14. From the aforesaid discussion devoted to the limitations and conditions for the revival of lapsed policies and the relevant rulings on the subject, the following principles emerge :
(1) Revival of a lapsed policy is a privilege or concession granted to the policyholder subject to certain limitations.
(2) The said limitations are :
(a) the revival could only be during the lifetime of the assured and not after his death;
(b) within a period of five years from the due date of the first unpaid premium;
(c) before the date of maturity; and
(d) the conditions relating to the payment of the premium due on the lapsed policies should be complied with.
(3) The revival of a policy is not a matter of right and it would not automatically follow even after the fulfilment of the conditions laid down in the policy.
(4) The revival operates as a new contract and the rights and liabilities do not begin to run until the new terms and conditions are accepted and complied with.
15. In P. Sankunni Menon v. Empire of India Life Insurance Co. Ltd, Bombay, (1931) 61 Mad LJ 388: (AIR 1932 Mad 241) Venkatasubba Rao, J., held:
'Where a person paid to the Insurance Company all the premiums payable up to a certain date and under the conditions, the policy had not only on that date acquired a surrender value, but he had in the alternative become entitled to a fully paid-up policy for a proportion of the original sum assured, and he made default in payment of premium due on a certain date, and then, about 31 months after the date of default, requested the Company to inform of him of the most favourable terms for reviving his policy and the company refused him such privileges on the questions whether his policy could be reinstated and whether he could be entitled to the paid up policy.'
It was further held: 'that since the premium was not paid within the days of grace allowed by the contract and since the request to revive the policy was not made within twelve calendar months along the payment of arrears of premiums, fine and interest, according to the conditions to which the policy was subjected, the policy became void and all premiums paid in respect of it forfeited.'
16. The learned counsel for the appellant relying on the above decision submits that the payment of premium was accepted and it was made within the period of grace allowed. Therefore, he argues that the production of anv medical certificate does not arise. But it is clear that the amount was not paid with interest, and the interest was paid only after the expiry of the six months from the due date of the first unpaid premium.
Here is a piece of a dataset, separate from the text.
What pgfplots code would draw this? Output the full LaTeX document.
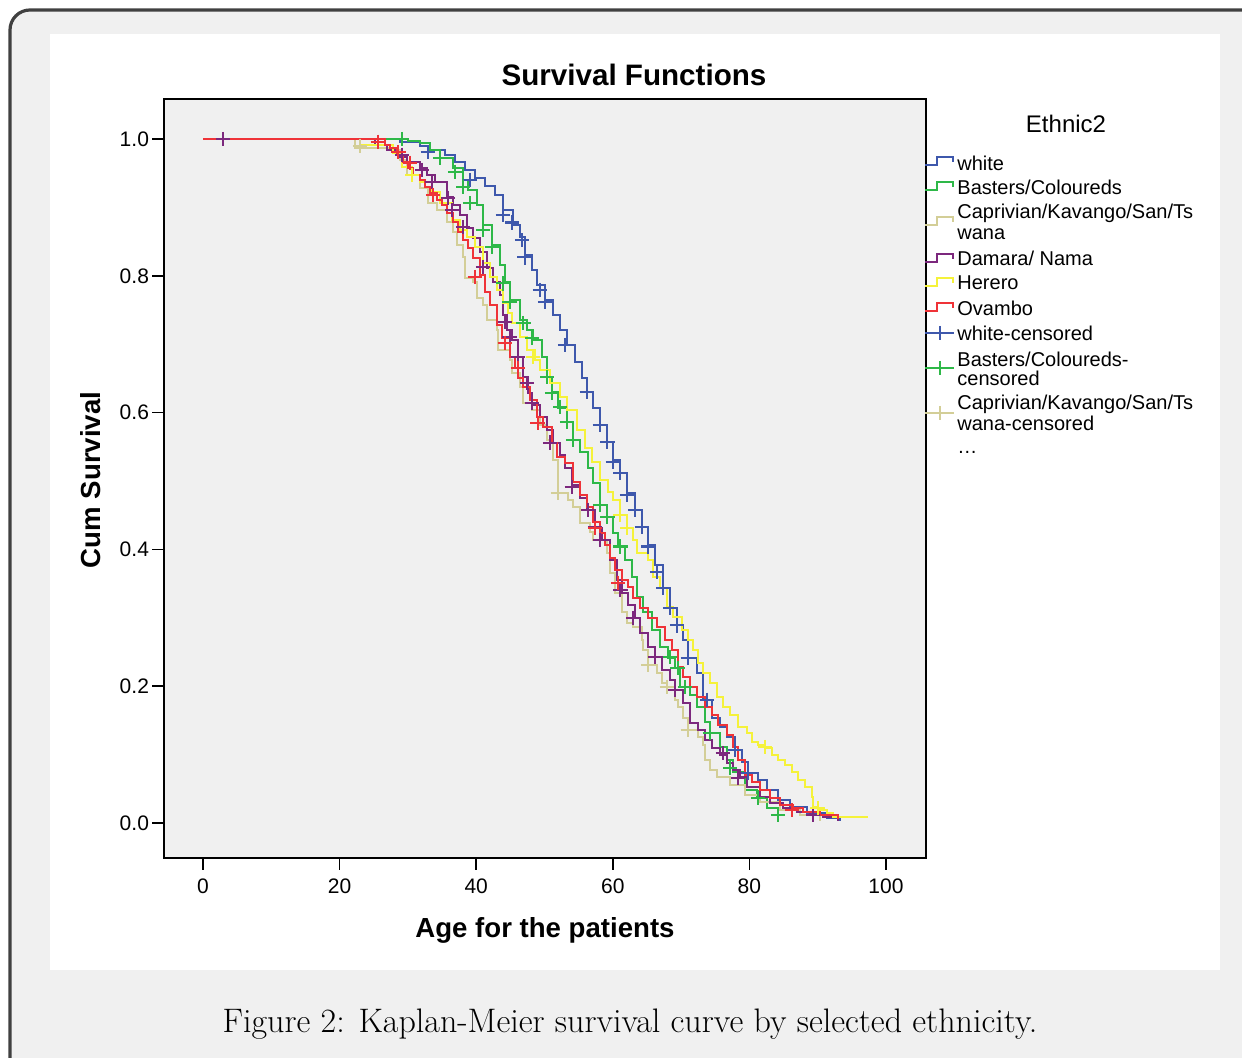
\documentclass[border=0pt]{standalone}
\usepackage{pgfplots}
\pgfplotsset{compat=1.18}
\usepackage{fontspec}
\newfontfamily\cf{Liberation Sans}
\definecolor{cwhite}{HTML}{3E58AC}
\definecolor{cbast}{HTML}{2EB848}
\definecolor{ccapr}{HTML}{D3CE97}
\definecolor{cdam}{HTML}{7C287D}
\definecolor{cher}{HTML}{F5F23A}
\definecolor{covam}{HTML}{EF3338}
\definecolor{axbg}{HTML}{F0F0F0}
\definecolor{outerbg}{HTML}{F0F0F0}
\definecolor{frame}{HTML}{404040}
\begin{document}
\begin{tikzpicture}
\useasboundingbox (0pt,0pt) rectangle (621pt,529pt);
\begin{scope}[x=0.5pt,y=-0.5pt,shift={(0pt,529pt)}]
% outer frame and white panel
\draw[frame, line width=1.6pt, fill=outerbg, rounded corners=10pt] (10,10) rectangle (1280,1100);
\fill[white] (50,34) rectangle (1220,970);
% title and axis labels
\node[font=\cf\bfseries\fontsize{14.8}{17}\selectfont] at (634,75) {Survival Functions};
\node[font=\cf\bfseries\fontsize{13.8}{16}\selectfont, rotate=90] at (91,480) {Cum Survival};
\node[font=\cf\bfseries\fontsize{13.8}{16}\selectfont] at (545,930) {Age for the patients};
% caption
\node[font=\fontsize{17}{20}\selectfont] at (630,1024) {Figure 2: Kaplan-Meier survival curve by selected ethnicity.};
\end{scope}
\begin{axis}[at={(82pt,100pt)}, anchor=south west, scale only axis,
  width=381pt, height=379.5pt,
  xmin=-5.71, xmax=105.86, ymin=-0.0512, ymax=1.0585,
  axis background/.style={fill=axbg},
  axis line style={black, line width=0.8pt},
  tick align=outside, major tick length=6pt,
  xtick={0,20,40,60,80,100}, ytick={0,0.2,0.4,0.6,0.8,1.0},
  xtick pos=left, ytick pos=left,
  tick style={black, line width=0.8pt},
  /pgf/number format/assume math mode=true,
  ticklabel style={font=\cf\fontsize{10.5}{12}\selectfont},
  yticklabel style={/pgf/number format/.cd, fixed, fixed zerofill, precision=1, /tikz/.cd, xshift=2pt},
  xticklabel style={yshift=-1pt},
  every axis plot/.append style={line width=1pt},
  clip=false]
% white
\addplot[const plot, cwhite] coordinates {(0,1) (25.9,1.0) (28.8,0.996) (31.8,0.990) (33.2,0.984) (35.4,0.976) (36.9,0.967) (38.4,0.955) (39.8,0.943) (41.3,0.931) (42.8,0.918) (43.9,0.896) (45.4,0.874) (46.4,0.857) (47.1,0.830) (48.2,0.808) (48.9,0.787) (50.1,0.765) (51.2,0.743) (52.3,0.721) (53.3,0.699) (54.5,0.674) (55.5,0.651) (56.2,0.630) (57.1,0.607) (58.1,0.582) (59.2,0.557) (60.0,0.531) (61.1,0.512) (62.1,0.482) (63.3,0.458) (64.3,0.433) (65.2,0.406) (66.2,0.377) (67.4,0.344) (68.4,0.314) (69.4,0.289) (70.3,0.268) (71.0,0.241) (72.3,0.219) (73.2,0.180) (74.5,0.154) (75.7,0.140) (76.7,0.126) (77.9,0.107) (78.9,0.089) (79.8,0.073) (81.3,0.063) (82.6,0.048) (84.2,0.034) (85.9,0.023) (88.4,0.015) (91.4,0.007) (93.3,0.004) (93.4,0.004)};
% basters/coloureds
\addplot[const plot, cbast] coordinates {(0,1) (30.0,0.997) (31.8,0.994) (33.2,0.984) (34.7,0.972) (36.6,0.957) (38.1,0.940) (38.8,0.925) (40.1,0.904) (41.0,0.874) (42.3,0.845) (43.5,0.816) (44.2,0.791) (44.9,0.765) (46.4,0.735) (47.4,0.721) (48.3,0.706) (49.6,0.681) (50.4,0.652) (51.1,0.630) (52.0,0.607) (53.3,0.586) (54.2,0.560) (55.2,0.542) (56.4,0.519) (57.1,0.497) (58.1,0.465) (59.2,0.447) (60.0,0.424) (60.8,0.404) (61.8,0.385) (62.8,0.360) (63.5,0.330) (64.4,0.308) (65.7,0.282) (66.9,0.257) (68.1,0.241) (69.1,0.227) (69.8,0.199) (71.3,0.187) (72.3,0.170) (73.5,0.148) (74.2,0.132) (75.7,0.111) (76.7,0.092) (77.6,0.075) (79.4,0.048) (81.1,0.037) (82.6,0.022) (84.2,0.016) (84.3,0.016)};
% caprivian
\addplot[const plot, ccapr] coordinates {(0,1) (22.3,0.987) (27.4,0.984) (28.8,0.969) (29.9,0.947) (31.8,0.928) (32.9,0.906) (34.3,0.896) (35.7,0.879) (36.6,0.864) (37.2,0.845) (38.1,0.827) (38.4,0.797) (39.5,0.791) (40.1,0.768) (41.0,0.757) (41.6,0.735) (43.0,0.721) (43.2,0.692) (44.9,0.677) (45.2,0.658) (46.4,0.637) (46.9,0.614) (48.2,0.604) (49.3,0.582) (50.4,0.560) (51.2,0.531) (52.0,0.482) (53.4,0.472) (54.2,0.462) (55.2,0.439) (56.7,0.425) (57.1,0.414) (59.2,0.395) (59.6,0.365) (60.3,0.336) (61.3,0.308) (62.1,0.292) (63.0,0.287) (64.3,0.268) (64.4,0.253) (65.2,0.231) (66.5,0.219) (67.2,0.205) (67.9,0.199) (69.1,0.180) (69.5,0.170) (70.3,0.154) (71.0,0.136) (72.5,0.126) (73.2,0.114) (73.5,0.092) (74.2,0.077) (75.3,0.067) (77.2,0.056) (79.4,0.041) (81.6,0.031) (84.5,0.019) (87.4,0.012) (90.3,0.004) (90.5,0.004)};
% damara/nama
\addplot[const plot, cdam] coordinates {(0,1) (25.2,0.991) (26.9,0.984) (28.6,0.974) (29.9,0.966) (31.8,0.958) (32.8,0.947) (34.0,0.937) (35.7,0.915) (36.6,0.904) (37.6,0.889) (38.7,0.870) (39.5,0.855) (40.6,0.835) (41.6,0.811) (42.5,0.791) (43.5,0.772) (43.9,0.743) (44.5,0.721) (45.2,0.706) (46.1,0.681) (46.9,0.652) (47.6,0.629) (48.2,0.611) (49.3,0.594) (50.4,0.575) (51.2,0.556) (52.3,0.538) (53.0,0.519) (54.0,0.494) (55.2,0.475) (56.2,0.458) (57.4,0.431) (58.4,0.414) (59.6,0.385) (60.6,0.355) (61.3,0.336) (62.2,0.319) (63.3,0.300) (64.0,0.278) (65.2,0.257) (66.2,0.243) (67.2,0.224) (68.4,0.209) (69.1,0.194) (70.3,0.175) (71.3,0.146) (72.5,0.136) (73.5,0.121) (74.5,0.110) (75.7,0.099) (76.7,0.088) (77.6,0.077) (78.6,0.067) (79.6,0.053) (81.6,0.038) (83.0,0.029) (84.9,0.022) (87.0,0.016) (88.9,0.012) (90.8,0.009) (93.0,0.004) (93.1,0.004)};
% herero
\addplot[const plot, cher] coordinates {(0,1) (23.0,0.991) (27.8,0.980) (29.1,0.959) (30.6,0.947) (31.8,0.937) (33.5,0.923) (34.7,0.906) (36.5,0.882) (37.6,0.867) (38.7,0.857) (39.8,0.842) (41.0,0.819) (42.0,0.798) (43.0,0.779) (43.9,0.760) (44.7,0.746) (45.2,0.731) (46.4,0.711) (47.4,0.692) (48.6,0.677) (49.3,0.662) (50.8,0.643) (52.3,0.623) (53.3,0.604) (54.8,0.575) (55.9,0.548) (57.0,0.528) (58.1,0.501) (59.3,0.484) (60.0,0.472) (61.1,0.450) (62.1,0.431) (63.0,0.414) (63.5,0.395) (65.2,0.385) (65.9,0.360) (66.9,0.344) (67.9,0.316) (68.8,0.301) (70.1,0.282) (71.0,0.268) (71.7,0.253) (72.5,0.234) (73.2,0.219) (74.2,0.205) (75.3,0.184) (76.1,0.170) (77.2,0.158) (78.3,0.140) (79.6,0.132) (80.4,0.118) (81.3,0.114) (82.3,0.110) (83.3,0.099) (84.2,0.092) (85.2,0.085) (86.2,0.075) (87.1,0.063) (88.1,0.053) (89.2,0.038) (89.3,0.023) (90.0,0.019) (91.4,0.015) (92.2,0.009) (97.4,0.009)};
% ovambo
\addplot[const plot, covam] coordinates {(0,1) (26.6,0.991) (27.4,0.987) (28.4,0.977) (29.3,0.966) (30.0,0.958) (30.7,0.947) (31.8,0.940) (32.5,0.930) (33.2,0.921) (34.3,0.911) (35.0,0.904) (35.7,0.892) (36.6,0.879) (37.3,0.864) (38.1,0.852) (38.8,0.841) (39.5,0.826) (40.6,0.801) (41.3,0.776) (42.0,0.757) (43.0,0.728) (43.8,0.709) (44.9,0.681) (45.7,0.665) (46.1,0.651) (46.9,0.637) (47.9,0.618) (48.9,0.594) (49.8,0.579) (51.1,0.556) (51.8,0.535) (53.0,0.526) (54.2,0.499) (55.2,0.480) (56.2,0.462) (57.1,0.440) (58.1,0.424) (58.9,0.406) (59.6,0.387) (60.3,0.370) (61.3,0.355) (62.2,0.345) (63.0,0.329) (64.0,0.314) (65.2,0.300) (66.5,0.287) (67.6,0.268) (68.7,0.253) (69.5,0.228) (70.3,0.213) (71.3,0.199) (72.3,0.184) (73.5,0.170) (74.5,0.158) (75.4,0.143) (76.7,0.129) (77.6,0.111) (78.3,0.092) (79.4,0.070) (80.4,0.060) (81.6,0.048) (83.0,0.037) (84.5,0.026) (86.4,0.022) (87.8,0.016) (90.3,0.012) (93.0,0.007) (93.1,0.007)};
% censored marks
\pgfplotsset{cens/.style={only marks, mark=+, mark size=3.6pt, mark options={line width=1.15pt}}}
\addplot[cens, cwhite] coordinates {(32.9,0.981) (39.1,0.940) (43.9,0.889) (45.2,0.878) (46.7,0.852) (47.1,0.827) (49.3,0.779) (50.1,0.762) (53.0,0.699) (56.2,0.630) (58.1,0.582) (59.2,0.557) (60.0,0.528) (61.1,0.512) (62.1,0.480) (63.3,0.458) (64.3,0.433) (65.2,0.404) (66.5,0.367) (67.4,0.344) (68.4,0.314) (69.4,0.289) (71.0,0.241) (73.8,0.180) (77.9,0.107) (79.8,0.073)};
\addplot[cens, cbast] coordinates {(29.1,1.0) (34.7,0.972) (36.9,0.952) (38.1,0.930) (39.1,0.906) (41.0,0.867) (42.3,0.842) (43.9,0.789) (44.9,0.762) (46.9,0.731) (48.2,0.709) (50.4,0.652) (51.1,0.629) (52.3,0.608) (53.3,0.586) (54.2,0.560) (58.1,0.465) (59.2,0.447) (61.1,0.404) (68.4,0.243) (69.5,0.227) (70.6,0.199) (74.2,0.132) (77.2,0.080) (81.3,0.037) (84.2,0.012)};
\addplot[cens, ccapr] coordinates {(23.0,0.990) (52.0,0.482) (65.2,0.231) (67.9,0.199) (71.0,0.136)};
\addplot[cens, cdam] coordinates {(2.9,1.0) (29.1,0.977) (32.1,0.955) (33.5,0.937) (35.9,0.914) (36.5,0.896) (38.1,0.871) (41.0,0.813) (44.2,0.732) (44.9,0.711) (46.1,0.681) (47.4,0.643) (48.2,0.614) (50.8,0.556) (54.0,0.491) (56.4,0.458) (57.4,0.433) (58.1,0.414) (61.1,0.341) (63.0,0.300) (66.2,0.243) (69.1,0.194) (76.1,0.102) (78.3,0.066) (89.3,0.012)};
\addplot[cens, cher] coordinates {(30.6,0.947) (48.3,0.681) (61.1,0.450) (62.1,0.431) (82.3,0.111) (90.0,0.022)};
\addplot[cens, covam] coordinates {(25.6,0.996) (28.6,0.981) (30.3,0.965) (33.7,0.918) (39.8,0.798) (44.2,0.702) (46.1,0.665) (49.0,0.585) (57.4,0.431) (60.8,0.351) (86.2,0.019)};
\end{axis}
\begin{scope}[x=0.5pt,y=-0.5pt,shift={(0pt,529pt)}]
% legend
\node[font=\cf\fontsize{12}{14}\selectfont] at (1066,124) {Ethnic2};
\begin{scope}[line width=0.9pt]
\foreach \yy/\cc in {165/cwhite, 190/cbast, 225/ccapr, 262/cdam, 286/cher, 311/covam} {
  \draw[\cc] (925,\yy) -- (937,\yy) -- (937,\yy-8) -- (953,\yy-8) -- (953,\yy-3);
}
\foreach \yy/\cc in {333/cwhite, 368/cbast, 413/ccapr} {
  \draw[\cc] (925,\yy) -- (954,\yy);
  \draw[\cc, line width=1.1pt] (940,\yy-7) -- (940,\yy+7);
}
\end{scope}
\begin{scope}[every node/.style={font=\cf\fontsize{10}{12}\selectfont, anchor=west, inner sep=0pt}]
\node at (957,163) {white};
\node at (957,187) {Basters/Coloureds};
\node at (957,213) {Caprivian/Kavango/San/Ts};
\node at (957,234) {wana};
\node at (957,258) {Damara/ Nama};
\node at (957,283) {Herero};
\node at (957,308) {Ovambo};
\node at (957,333) {white-censored};
\node at (957,359) {Basters/Coloureds-};
\node at (957,378) {censored};
\node at (957,404) {Caprivian/Kavango/San/Ts};
\node at (957,423) {wana-censored};
\node at (957,452) {\dots};
\end{scope}
\end{scope}
\end{tikzpicture}
\end{document}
Therefore, both the parties proceeded on the footing that the evidence of health was required under Clause (b) of the conditions for revival and so the notice Ex. B-1 was issued to the policyholder. But even if the contention is accepted, there can be revival if the assured is alive and there can be no revival after the death of the assured. In this case, the assured died on 1-6-1973, before the actual revival of the policy. Therefore. I have no hesitation in holding that there was no revival of the policy and therefore, the Court below rightly dismissed the claim for the entire amount due under the policy and granted the decree for the paid-up value and bonus accrued on it. The appeal fails and it is accordingly dismissed. However, there shall be no order as to costs.